The message from Attorney General Rob Bonta is that there are significant legal risks associated with copycat policies.
INLAND EMPIRE, CA — Two weeks after the Murrieta Valley Unified School District announced it would not enforce its policy requiring that parents be notified if their children identify as transgender, California Attorney General Rob Bonta has — again — set wheels in motion that could prevent another Inland Empire school district from ever enforcing the same policy.
If Bonta wins his argument in court, it will further signal to California public school districts the significant legal risks associated with copycat policies.
On Wednesday, the attorney general filed a motion for final judgment in Bonta v. Chino Valley Unified School District. The motion seeks to ensure that the CVUSD Board of Education never reinstates its recently-rescinded “outing policy.”

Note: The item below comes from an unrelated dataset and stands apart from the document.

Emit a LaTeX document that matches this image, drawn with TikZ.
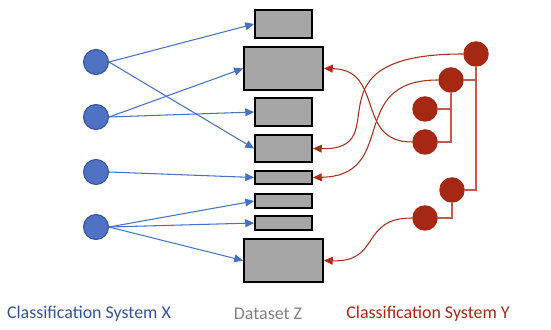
\documentclass[tikz,border=0pt]{standalone}
\usepackage{fontspec}
\setmainfont{Carlito}
\usetikzlibrary{arrows.meta}
\definecolor{xfill}{RGB}{79,114,196}
\definecolor{xedge}{RGB}{52,84,150}
\definecolor{xline}{RGB}{68,114,196}
\definecolor{xtext}{RGB}{47,85,151}
\definecolor{yfill}{RGB}{166,40,18}
\definecolor{yline}{RGB}{170,45,25}
\definecolor{ytree}{RGB}{196,90,75}
\definecolor{zfill}{RGB}{165,165,165}
\definecolor{ztext}{RGB}{128,128,128}
\tikzset{
  xnode/.style={circle, fill=xfill, draw=xedge, line width=0.6pt, minimum size=5mm, inner sep=0pt},
  ynode/.style={circle, fill=yfill, minimum size=5.1mm, inner sep=0pt},
  zbox/.style 2 args={draw=black, fill=zfill, line width=1.1pt, inner sep=0pt,
    minimum width=#1*0.2mm, minimum height=#2*0.2mm},
  xarrow/.style={draw=xline, line width=0.6pt, -{Triangle[length=5pt,width=4.5pt]}},
  yarrow/.style={draw=yline, line width=0.6pt, -{Triangle[length=5pt,width=4.5pt]}},
  ylink/.style={draw=ytree, line width=0.8pt},
  caption/.style={font=\fontsize{10.2}{12}\selectfont},
}

\begin{document}
\begin{tikzpicture}[x=0.2mm, y=-0.2mm]
\useasboundingbox (0,0) rectangle (551,330);
% Dataset Z
\node[zbox={57}{28}] (b1) at (283.5,24) {};
\node[zbox={79}{43}] (b2) at (283.5,68.5) {};
\node[zbox={57}{28}] (b3) at (283.5,112) {};
\node[zbox={57}{27}] (b4) at (283.5,148.5) {};
\node[zbox={57}{13}] (b5) at (283.5,177.5) {};
\node[zbox={57}{14}] (b6) at (283.5,201) {};
\node[zbox={57}{14}] (b7) at (283.5,223) {};
\node[zbox={79}{43}] (b8) at (283.5,260.5) {};
% System X classes
\node[xnode] (x1) at (96,62) {};
\node[xnode] (x2) at (96,117) {};
\node[xnode] (x3) at (96,172) {};
\node[xnode] (x4) at (96,227) {};
% System Y hierarchy
\node[ynode] (y1) at (476,54) {};
\node[ynode] (y2) at (451,80) {};
\node[ynode] (y3) at (425,109) {};
\node[ynode] (y4) at (425,142) {};
\node[ynode] (y5) at (452,190) {};
\node[ynode] (y6) at (425,218) {};
\draw[ylink] (y1.south) |- (y5.east);
\draw[ylink] (y2.east) -- (y2.east -| y1.south);
\draw[ylink] (y2.south) |- (y4.east);
\draw[ylink] (y3.east) -- (y3.east -| y2.south);
\draw[ylink] (y5.south) |- (y6.east);
% X assignments
\draw[xarrow] (x1.east) -- (b1.west);
\draw[xarrow] (x1.east) -- (b4.west);
\draw[xarrow] (x2.east) -- (b2.west);
\draw[xarrow] (x2.east) -- (b3.west);
\draw[xarrow] (x3.east) -- (b5.west);
\draw[xarrow] (x4.east) -- (b6.west);
\draw[xarrow] (x4.east) -- (b7.west);
\draw[xarrow] (x4.east) -- (b8.west);
% Y assignments
\draw[yarrow] (y1.west) .. controls +(-163,0) and +(87,2) .. (b4.east);
\draw[yarrow] (y4.west) .. controls +(-57,0) and +(61,1) .. (b2.east);
\draw[yarrow] (y2.west) .. controls +(-93,0) and +(87,-2) .. (b5.east);
\draw[yarrow] (y6.west) .. controls +(-52,0) and +(57,2) .. (b8.east);
% Labels
\node[caption, text=xtext] (xlabel) at (89,314) {Classification System X};
\node[caption, text=ztext] (zlabel) at (268,314) {Dataset Z};
\node[caption, text=yfill] (ylabel) at (428,314) {Classification System Y};
\end{tikzpicture}
\end{document}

The policy adopted in July required that CVUSD officials inform parents/guardians, with minimal exceptions, whenever students request to use names or pronouns different from those on their birth certificates or official records. It further instructed that parents/guardians be notified if students access programs, activities and/or facilities that do not align with their official records. Both the MVUSD and Temecula Valley Unified School District adopted copycat policies that set off a firestorm of controversy in the Southwest Riverside County region.
In August, Bonta sued to challenge the CVUSD policy on the basis that it violated students’ civil and constitutional rights under California law. In October, he obtained a preliminary injunction that temporarily halted the policy. In his oral ruling from the bench, San Bernardino Superior Court Judge Michael Sachs found the main provisions of the CVUSD policy are unconstitutional because they violate the Equal Protection Clause of California’s Constitution and discriminate against transgender and gender nonconforming students.
In Wednesday’s motion, the attorney general urged the court to issue a final judgment in Bonta v. Chino Valley Unified School District “because a live controversy exists, as the District’s conduct signals that it could re-adopt the discriminatory policy absent a final ruling by the Court … .”
The motion asserts that the motivation behind the CVUSD policy was to “create and harbor animosity, discrimination, and prejudice towards transgender and gender-nonconforming students, without any compelling reason to do so … .”
During the passage of the policy last year, CVUSD board members did make statements describing transgender and nonconforming students as suffering from “mental illness” or “perversion” who need help to “get better.”
In the MVUSD, Bonta and the California Department of Education pressured the district to halt its policy. In an April 10 letter, the CDE ordered the district to rescind the policy that was approved by the school board in a 3-2 vote last August and reaffirmed this year.
Following an investigation, the CDE determined the MVUSD policy was illegal under state law because it singled out and adversely impacted one group of students. According to the CDE, the policy offered no educational or administrative purpose that could justify the discrimination.
On April 12, MVUSD officials notified district families that the policy would not be enforced.
In addition to Chino Valley, Murrieta Valley and Temecula Valley USDs, school districts in Orange and Placer counties adopted copycat policies.